To say that expectations of My Bloody Valentine were high leading up to the release of its album m b v is not entirely true. Yes, the band had set the bar incredibly high with its first two albums, 1988's Isn't Anything and 1991's Loveless, but after 22 years of waiting for new material, My Bloody Valentine fans would have been satisfied with just about anything.

Thankfully, the band has not experienced any atrophy. Instead, it created an album that stands proudly alongside its best work.

M b v was a labor of love for lead vocalist and guitarist Kevin Shields, and it is reflected in the music. Recording had been ongoing for years, so it is clear that the nine songs that made the final cut compose the album he envisioned.

Musically, m b v is surprisingly modern while retaining the trademark elements of the band's first two albums. The layered guitars and ethereal sound should be familiar to fans of the bands Beach House and Washed Out.
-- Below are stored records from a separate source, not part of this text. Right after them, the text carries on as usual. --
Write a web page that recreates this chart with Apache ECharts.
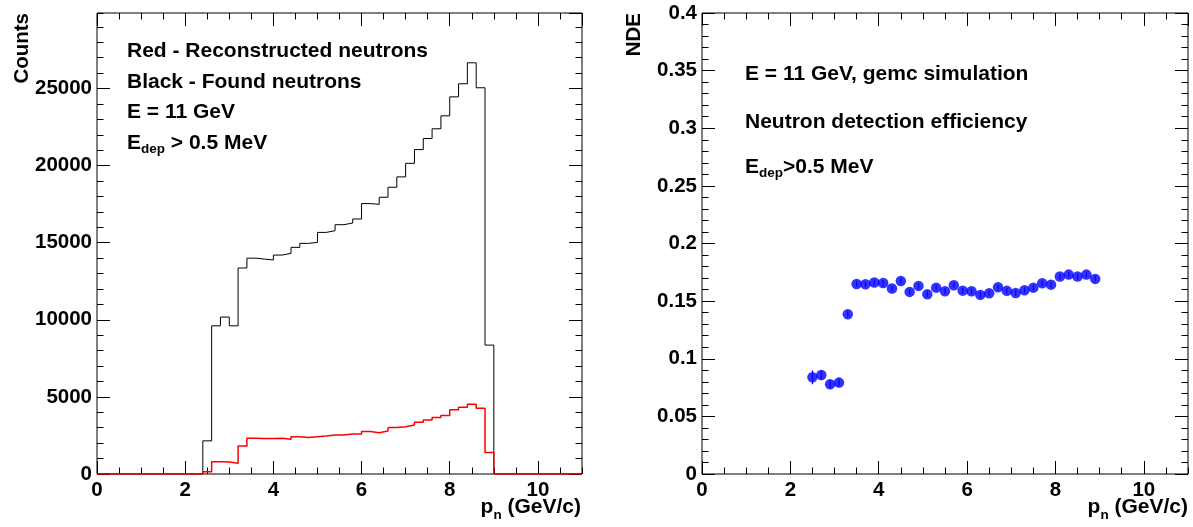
<!DOCTYPE html>
<html>
<head>
<meta charset="utf-8">
<script src="https://cdn.jsdelivr.net/npm/echarts@6/dist/echarts.min.js"></script>
<style>
  html, body { margin: 0; padding: 0; background: #ffffff; }
  #chart { width: 1193px; height: 527px; }
</style>
</head>
<body>
<div id="chart"></div>
<script>
// ---- Momentum histogram: lower bin edges (GeV/c), bins are 0.2 wide ----
const binLow = [2.4, 2.6, 2.8, 3.0, 3.2, 3.4, 3.6, 3.8, 4.0, 4.2, 4.4, 4.6, 4.8,
                5.0, 5.2, 5.4, 5.6, 5.8, 6.0, 6.2, 6.4, 6.6, 6.8, 7.0, 7.2, 7.4,
                7.6, 7.8, 8.0, 8.2, 8.4, 8.6, 8.8];
const binHigh = 9.0;

// Found neutrons (black)
const foundCounts = [2150, 9610, 10180, 9610, 13360, 14000, 13940, 13880, 14200, 14310, 14700, 14960, 15020,
                     15670, 15780, 16170, 16280, 16540, 17540, 17490, 17950, 18600, 19270, 20150, 21040, 21760,
                     22390, 23230, 24460, 25310, 26670, 25050, 8360];

// Reconstructed neutrons (red)
const recoCounts = [150, 800, 780, 690, 1820, 2320, 2300, 2300, 2320, 2250, 2420, 2360, 2420,
                    2470, 2530, 2530, 2600, 2600, 2750, 2680, 2790, 3010, 3070, 3180, 3350, 3510,
                    3660, 3790, 4160, 4330, 4520, 4260, 1390];

// ---- Neutron detection efficiency vs momentum ----
const ndeP = [2.5, 2.7, 2.9, 3.1, 3.3, 3.5, 3.7, 3.9, 4.1, 4.3, 4.5, 4.7, 4.9,
              5.1, 5.3, 5.5, 5.7, 5.9, 6.1, 6.3, 6.5, 6.7, 6.9, 7.1, 7.3, 7.5,
              7.7, 7.9, 8.1, 8.3, 8.5, 8.7, 8.9];
const ndeVal = [0.0839, 0.0859, 0.0779, 0.0793, 0.1386, 0.1649, 0.1647, 0.1661, 0.1658, 0.1609, 0.1675, 0.1580, 0.1632,
                0.1560, 0.1617, 0.1586, 0.1638, 0.1591, 0.1586, 0.1554, 0.1569, 0.1620, 0.1589, 0.1571, 0.1594, 0.1617,
                0.1655, 0.1643, 0.1713, 0.1730, 0.1713, 0.1730, 0.1693];
const ndeErr = [0.0060, 0.0040, 0.0035, 0.0035, 0.0030, 0.0025, 0.0025, 0.0025, 0.0025, 0.0025, 0.0025, 0.0025, 0.0025,
                0.0025, 0.0025, 0.0025, 0.0025, 0.0025, 0.0025, 0.0025, 0.0025, 0.0025, 0.0025, 0.0025, 0.0025, 0.0025,
                0.0025, 0.0025, 0.0025, 0.0025, 0.0025, 0.0025, 0.0025];

// Axis ranges and tick steps
const xRange = [0, 11];
const xMajor = 2, xMinor = 0.5;
const countsMax = 29900, countsMajor = 5000, countsMinor = 1000;
const ndeMax = 0.4, ndeMajor = 0.05, ndeMinor = 0.01;

const FONT = '"Liberation Sans", Arial, Helvetica, sans-serif';
const LABEL_SIZE = 20.5;

// Histogram outline: step line from lower edges, closed down to zero at both ends
function histPoints(counts) {
  const pts = [[xRange[0], 0]];
  for (let i = 0; i < binLow.length; i++) pts.push([binLow[i], counts[i]]);
  pts.push([binHigh, 0]);
  pts.push([xRange[1], 0]);
  return pts;
}

const tickStyle = { color: '#000', width: 1 };

// Axes: main (labels + long ticks) and minor (short ticks), mirrored on the opposite side
function xAxesFor(grid) {
  const base = {
    type: 'value', gridIndex: grid, min: xRange[0], max: xRange[1],
    axisLine: { show: false, onZero: false }, splitLine: { show: false }
  };
  return [
    Object.assign({}, base, {
      position: 'bottom', interval: xMajor,
      axisTick: { inside: true, length: 13, lineStyle: tickStyle },
      axisLabel: { show: true, margin: 6, color: '#000', fontFamily: FONT, fontWeight: 'bold',
                   fontSize: LABEL_SIZE, showMaxLabel: false }
    }),
    Object.assign({}, base, {
      position: 'bottom', interval: xMinor,
      axisTick: { inside: true, length: 6.5, lineStyle: tickStyle },
      axisLabel: { show: false }
    }),
    Object.assign({}, base, {
      position: 'top', interval: xMajor,
      axisTick: { inside: true, length: 13, lineStyle: tickStyle },
      axisLabel: { show: false }
    }),
    Object.assign({}, base, {
      position: 'top', interval: xMinor,
      axisTick: { inside: true, length: 6.5, lineStyle: tickStyle },
      axisLabel: { show: false }
    })
  ];
}

function yAxesFor(grid, max, major, minor, showMax) {
  const base = {
    type: 'value', gridIndex: grid, min: 0, max: max,
    axisLine: { show: false, onZero: false }, splitLine: { show: false }
  };
  return [
    Object.assign({}, base, {
      position: 'left', interval: major,
      axisTick: { inside: true, length: 13, lineStyle: tickStyle },
      axisLabel: { show: true, margin: 5, color: '#000', fontFamily: FONT, fontWeight: 'bold',
                   fontSize: LABEL_SIZE, showMaxLabel: showMax,
                   formatter: function (v) { return String(v); } }
    }),
    Object.assign({}, base, {
      position: 'left', interval: minor,
      axisTick: { inside: true, length: 6.5, lineStyle: tickStyle },
      axisLabel: { show: false }
    }),
    Object.assign({}, base, {
      position: 'right', interval: major,
      axisTick: { inside: true, length: 13, lineStyle: tickStyle },
      axisLabel: { show: false }
    }),
    Object.assign({}, base, {
      position: 'right', interval: minor,
      axisTick: { inside: true, length: 6.5, lineStyle: tickStyle },
      axisLabel: { show: false }
    })
  ];
}

// Text pieces with subscripts, laid out using measured widths
const measureCtx = document.createElement('canvas').getContext('2d');
function textWidth(str, size) {
  measureCtx.font = 'bold ' + size + 'px ' + FONT;
  return measureCtx.measureText(str).width;
}
function runText(parts, x, y, align) {
  const total = parts.reduce((w, p) => w + textWidth(p.t, p.s), 0);
  let cx = align === 'right' ? x - total : x;
  const out = [];
  parts.forEach(p => {
    out.push({
      type: 'text', x: cx, y: y + (p.dy || 0), z: 100,
      style: { text: p.t, fill: '#000', font: 'bold ' + p.s + 'px ' + FONT,
               align: 'left', verticalAlign: 'middle' }
    });
    cx += textWidth(p.t, p.s);
  });
  return out;
}
function verticalTitle(str, x, yTop) {
  return {
    type: 'text', x: x, y: yTop, rotation: Math.PI / 2, z: 100,
    style: { text: str, fill: '#000', font: 'bold ' + LABEL_SIZE + 'px ' + FONT,
             align: 'right', verticalAlign: 'middle' }
  };
}

const NOTE = 21, SUB = 13.5;
const graphics = [].concat(
  runText([{ t: 'Red - Reconstructed neutrons', s: NOTE }], 127, 51, 'left'),
  runText([{ t: 'Black - Found neutrons', s: NOTE }], 127, 82, 'left'),
  runText([{ t: 'E = 11 GeV', s: NOTE }], 127, 112, 'left'),
  runText([{ t: 'E', s: NOTE }, { t: 'dep', s: SUB, dy: 6 }, { t: ' > 0.5 MeV', s: NOTE }], 127, 143, 'left'),
  runText([{ t: 'E = 11 GeV, gemc simulation', s: NOTE }], 745, 74, 'left'),
  runText([{ t: 'Neutron detection efficiency', s: NOTE }], 745, 122, 'left'),
  runText([{ t: 'E', s: NOTE }, { t: 'dep', s: SUB, dy: 6 }, { t: '>0.5 MeV', s: NOTE }], 745, 167, 'left'),
  runText([{ t: 'p', s: NOTE }, { t: 'n', s: SUB, dy: 8 }, { t: ' (GeV/c)', s: NOTE }], 581, 507, 'right'),
  runText([{ t: 'p', s: NOTE }, { t: 'n', s: SUB, dy: 8 }, { t: ' (GeV/c)', s: NOTE }], 1188, 507, 'right'),
  [verticalTitle('Counts', 22, 13), verticalTitle('NDE', 634, 13)]
);

const xAxes = xAxesFor(0).concat(xAxesFor(1));          // indices 0-3 left panel, 4-7 right panel
const yAxes = yAxesFor(0, countsMax, countsMajor, countsMinor, false)
  .concat(yAxesFor(1, ndeMax, ndeMajor, ndeMinor, true)); // indices 0-3 left panel, 4-7 right panel

const option = {
  animation: false,
  backgroundColor: '#ffffff',
  grid: [
    { left: 97, top: 13, width: 485, height: 461, show: true, borderColor: '#000', borderWidth: 1, backgroundColor: 'transparent' },
    { left: 702, top: 13, width: 486, height: 461, show: true, borderColor: '#000', borderWidth: 1, backgroundColor: 'transparent' }
  ],
  xAxis: xAxes,
  yAxis: yAxes,
  graphic: graphics,
  series: [
    {
      name: 'Found neutrons', type: 'line', xAxisIndex: 0, yAxisIndex: 0,
      step: 'end', showSymbol: false, symbol: 'none', clip: true,
      lineStyle: { color: '#000000', width: 1 },
      data: histPoints(foundCounts), z: 3
    },
    {
      name: 'Reconstructed neutrons', type: 'line', xAxisIndex: 0, yAxisIndex: 0,
      step: 'end', showSymbol: false, symbol: 'none', clip: true,
      lineStyle: { color: '#ff0000', width: 1.5 },
      data: histPoints(recoCounts), z: 4
    },
    {
      name: 'NDE errors', type: 'custom', xAxisIndex: 4, yAxisIndex: 4,
      data: ndeP.map((p, i) => [p, ndeVal[i] - ndeErr[i], ndeVal[i] + ndeErr[i]]),
      renderItem: function (params, api) {
        const lo = api.coord([api.value(0), api.value(1)]);
        const hi = api.coord([api.value(0), api.value(2)]);
        return { type: 'line', shape: { x1: lo[0], y1: lo[1], x2: hi[0], y2: hi[1] },
                 style: { stroke: '#0000ff', lineWidth: 1.2 } };
      },
      z: 4
    },
    {
      name: 'NDE', type: 'scatter', xAxisIndex: 4, yAxisIndex: 4,
      symbol: 'circle', symbolSize: 10.5,
      itemStyle: { color: '#0000ff' },
      data: ndeP.map((p, i) => [p, ndeVal[i]]), z: 5
    }
  ]
};

const chart = echarts.init(document.getElementById('chart'), null, { renderer: 'canvas' });
chart.setOption(option);
</script>
</body>
</html>
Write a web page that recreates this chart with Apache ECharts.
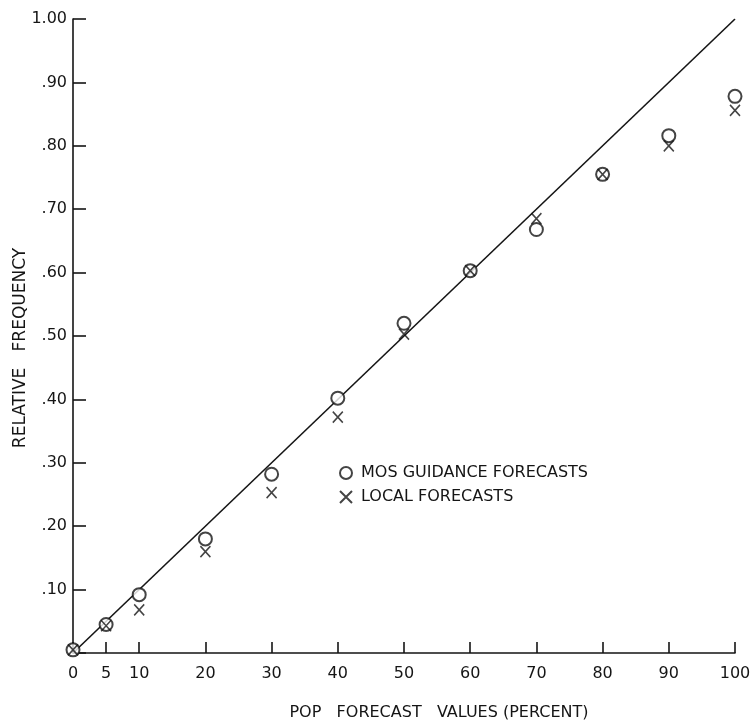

That My Bloody Valentine could make such a relevant record without even tweaking its formula is a testament to its significance to rock music. While grunge bands such as Nirvana and Pearl Jam get credited with “saving” rock from hair metal, shoegazing has had the most discernible influence on modern rock.

The genius of m b v is its cohesiveness despite the eclectic nature of its parts. When taken as a whole, the songs flow into one another seamlessly. The dreamlike opening track “She Found Now” is markedly different form the gruff, percussion-heavy “Who Sees You” even though the two are only separated by one song.

In listening to the album, however, the sequence of songs feels like a natural progression. The strategy behind the track listing is apparent, with “New You” offering the listener a respite before the towering “In Another Way.”

My Bloody Valentine's beginnings as a marketable pop band definitely inform the style of songwriting on m b v. While the instrumentations are anything but pop, Shields is not afraid to compose lighter, easier songs such as the track “Is This and Yes,” which comes closer to contemporary fare than anything else the band has ever done.

M b v is one of the most rare things in music: an album completely crystallized in time. It is just as vital as Isn't Anything and Loveless, and for the same reasons: the music is unlike anything else. For many bands, a lack of progression can be a severe pitfall. With My Bloody Valentine, it has turned out to be its greatest asset.